> **Work required**: Below are records; please write out exactly the lines from the first line through the line containing "yticks = list(range(0, 91, 10))", with no pictures.
***** Provided records *****
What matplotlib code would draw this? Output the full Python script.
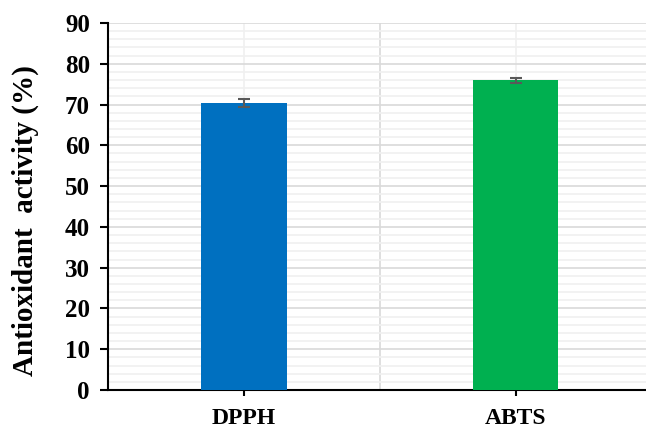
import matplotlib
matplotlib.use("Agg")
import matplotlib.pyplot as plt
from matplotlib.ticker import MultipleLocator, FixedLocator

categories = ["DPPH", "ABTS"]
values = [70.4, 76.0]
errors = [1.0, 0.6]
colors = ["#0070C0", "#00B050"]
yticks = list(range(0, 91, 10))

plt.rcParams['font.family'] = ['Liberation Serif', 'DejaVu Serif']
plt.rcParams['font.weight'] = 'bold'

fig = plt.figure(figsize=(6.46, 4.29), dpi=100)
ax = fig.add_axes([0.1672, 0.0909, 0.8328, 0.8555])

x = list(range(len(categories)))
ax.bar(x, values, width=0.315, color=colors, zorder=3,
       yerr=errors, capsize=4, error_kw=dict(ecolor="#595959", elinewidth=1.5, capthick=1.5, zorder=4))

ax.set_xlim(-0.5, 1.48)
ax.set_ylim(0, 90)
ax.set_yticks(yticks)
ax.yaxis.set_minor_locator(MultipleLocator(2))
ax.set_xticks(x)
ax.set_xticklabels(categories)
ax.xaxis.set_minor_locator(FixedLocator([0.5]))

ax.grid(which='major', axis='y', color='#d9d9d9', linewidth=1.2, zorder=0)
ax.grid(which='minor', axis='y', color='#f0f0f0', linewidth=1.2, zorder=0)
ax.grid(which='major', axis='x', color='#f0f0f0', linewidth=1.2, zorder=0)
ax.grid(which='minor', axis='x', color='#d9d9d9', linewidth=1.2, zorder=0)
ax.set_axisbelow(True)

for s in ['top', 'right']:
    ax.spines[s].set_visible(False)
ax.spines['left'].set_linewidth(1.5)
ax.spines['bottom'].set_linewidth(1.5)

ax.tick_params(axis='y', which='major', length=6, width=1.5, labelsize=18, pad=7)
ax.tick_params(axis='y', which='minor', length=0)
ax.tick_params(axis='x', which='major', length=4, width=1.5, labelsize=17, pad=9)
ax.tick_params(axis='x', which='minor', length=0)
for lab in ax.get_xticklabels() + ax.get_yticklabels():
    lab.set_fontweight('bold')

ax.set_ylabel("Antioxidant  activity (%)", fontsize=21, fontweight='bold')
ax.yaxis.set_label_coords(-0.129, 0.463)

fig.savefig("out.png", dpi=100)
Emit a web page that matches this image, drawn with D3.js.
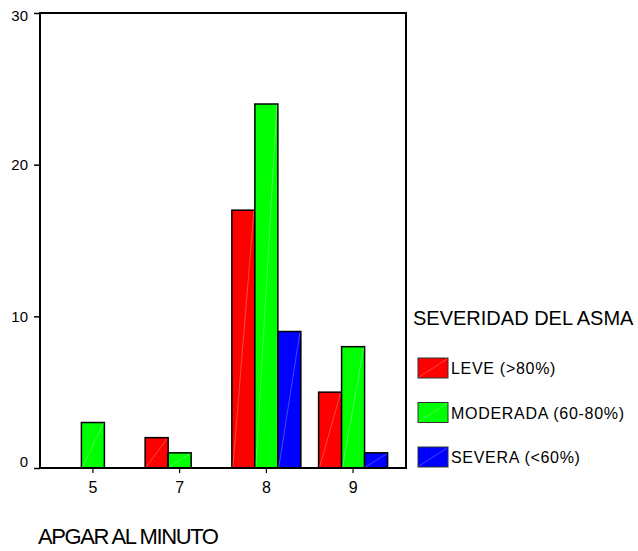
*****
> **Result of the task**:
What matplotlib code would draw this? Output the full Python script.
import matplotlib
matplotlib.use("Agg")
import matplotlib.pyplot as plt
from matplotlib.ticker import MultipleLocator, FixedLocator

categories = ["DPPH", "ABTS"]
values = [70.4, 76.0]
errors = [1.0, 0.6]
colors = ["#0070C0", "#00B050"]
yticks = list(range(0, 91, 10))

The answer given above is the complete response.